2.3 The Audit Committee shall meet with the external auditors at least twice each year. However, at least once a year the Committee shall meet with the external auditors without executive Board members present. The Company’s external auditor may request that a meeting be held if they consider it necessary.
3. Meetings
3.1 Notice of any meetings has to be given at least 14 days prior to any such meeting being held, unless all Members unanimously waive such notice. Irrespective of the length of notice being given, attendance of a meeting by a Member shall be deemed waiver of the requisite length of notice by the Member. Notice of any adjourned meetings is not required if adjournment is for less than 14 days.
3.2 The quorum of a meeting of the Nomination Committee shall be a majority of members.
3.3 Meetings could be held in person, by telephone or by video conference. Members may participate in a meeting by means of a conference telephone or similar communications equipment by means of which all persons participating in the meeting are capable of hearing each other.
3.4 A resolution in writing signed by all the Members of the Committee shall be as valid and effectual as if it had been passed at a meeting of the Committee duly convened and held.
3.5 Full minutes shall be kept by the secretary of the Audit Committee. Draft and final versions of minutes shall be circulated to all Members for their comment and records within a reasonable period of time after the meeting. Such minutes shall be open for Directors’ inspection.
4. Annual General Meeting
4.1 The Chairman of the Audit Committee or in his/her absence, another Member (who must be an independent non-executive director) of the Audit Committee, shall attend the Company’s Annual General Meeting and be prepared to respond to shareholders’ questions on the Audit Committee’s activities and their responsibilities.
5. Authority
5.1 The Committee is authorised by the Board to inspect all accounts, books and records of the Company.
5.2 The Committee is authorised by the Board to investigate any activity within its terms of reference. It is authorized to seek any information it requires from any employee and all employees are directed to co-operate with any request made by the Committee.

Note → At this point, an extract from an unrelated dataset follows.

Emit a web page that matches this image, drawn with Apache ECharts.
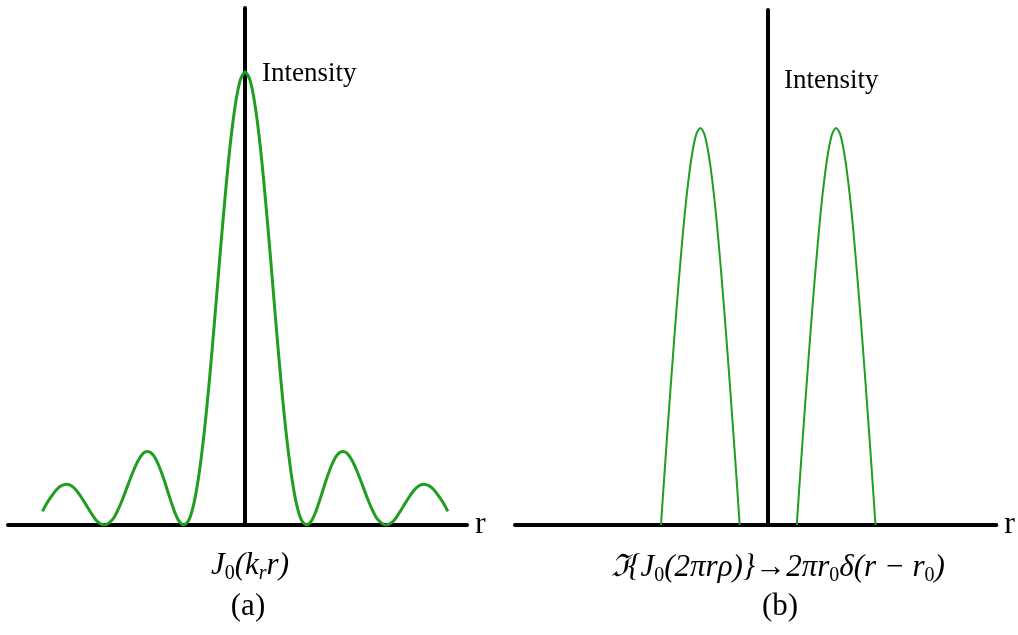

5.3 The Committee is authorised by the Board to obtain outside legal or other independent professional advice and to secure the attendance of outsiders with relevant experience and expertise if it considers this necessary.
6. Duties
Relationship with the Company’s auditors
6.1 The duties of the Committee shall be:
6.1.1 to be primarily responsible for making recommendation to the Board on the appointment, reappointment and removal of the external auditor, and to approve the remuneration and terms of engagement of the external auditor, and any questions of its resignation or dismissal;
6.1.2 to review and monitor the external auditor’s independence and objectivity and the effectiveness of the audit process in accordance with applicable standards. The Committee should discuss with the auditor the nature and scope of the audit and reporting obligations before the audit commences;
6.1.3 to develop and implement policy on engaging an external auditor to supply non-audit services. For this purpose, “external auditor” includes any entity that is under common control, ownership or management with the audit firm or any entity that a reasonable and informed third party knowing all relevant information would reasonably conclude to be part of the audit firm nationally or internationally. The Committee should report to the Board, identifying and making recommendations on any matters where action or improvement is needed;
Review of the Company’s financial information
6.1.4 to monitor integrity of the Company’s financial statements and the annual report and accounts, half-year report and quarterly report, and to review significant financial reporting judgements contained in them. In reviewing these reports before submission to the Board, the Committee should focus particularly on:
(I) any changes in accounting policies and practices;
(II) major judgmental areas;
(III) significant adjustments resulting from audit;
(IV) the going concern assumptions and any qualifications;
(V) compliance with accounting standards; and
(VI) compliance with the GEM Listing Rules and legal requirements in relation to financial reporting;
6.1.5 Regarding to 6.1.4 above:–
(I) members of the Committee should liaise with the board and senior management and the Committee must meet, at least twice a year, with the Company’s auditors; and
(II) the Committee should consider any significant or unusual items that are, or may need to be, reflected in the report and accounts, it should give due consideration to any matters that have been raised by the Company’s staff responsible for the accounting and financial reporting function, compliance officer or external auditors;
Oversight of the Company’s financial reporting system and internal control procedures
6.1.6 to review the Company’s financial controls, internal control and risk management systems;
6.1.7 to discuss the internal control system with management to ensure that management has performed its duty to have an effective internal control system. This discussion should include the adequacy of resources, staff qualifications and experience, training programmes and budget of the Company’s accounting and financial reporting function;
6.1.8 to consider major investigation findings on internal control matters as delegated by the board or on its own initiative and management’s response to these findings;
6.1.9 where an internal audit function exists, to ensure co-ordination between the internal and external auditors, and to ensure that the internal audit function is adequately resourced and has appropriate standing within the Company, and to review and monitor its effectiveness;
6.1.10 to review the group’s financial and accounting policies and practices;
6.1.11 to review the external auditor’s management letter, any material queries raised by the auditor to management about accounting records, financial accounts or systems of control and management’s response;
6.1.12 to ensure that the Board will provide a timely response to the issues raised in the external auditor’s management letter;
6.1.13 to report to the Board on the matters in the code provisions of the Code on Corporate Governance Practices as set out in Appendix 15 of the GEM Listing Rules; and
6.1.14 to consider other topics, as defined by the Board.
7. Reporting responsibilities
7.1 The Committee shall make whatever recommendations to the Board it deems appropriate or any area within its remit where action or improvement is needed.
7.2 The Committee shall report to the Board on any of the following irregularities which come to its attention:
(a) suspected frauds and other irregularities;
(b) significant weaknesses in internal control and financial and other reporting;
(c) non-compliance with policies and procedures of the Company; or
(d) infringements of the applicable laws, rules and regulations.
7.3 The Committee shall, at least once a year, review its own performance, constitution and terms of reference to ensure that it is operating at maximum effectiveness and recommend any changes it considers necessary to the Board for approval.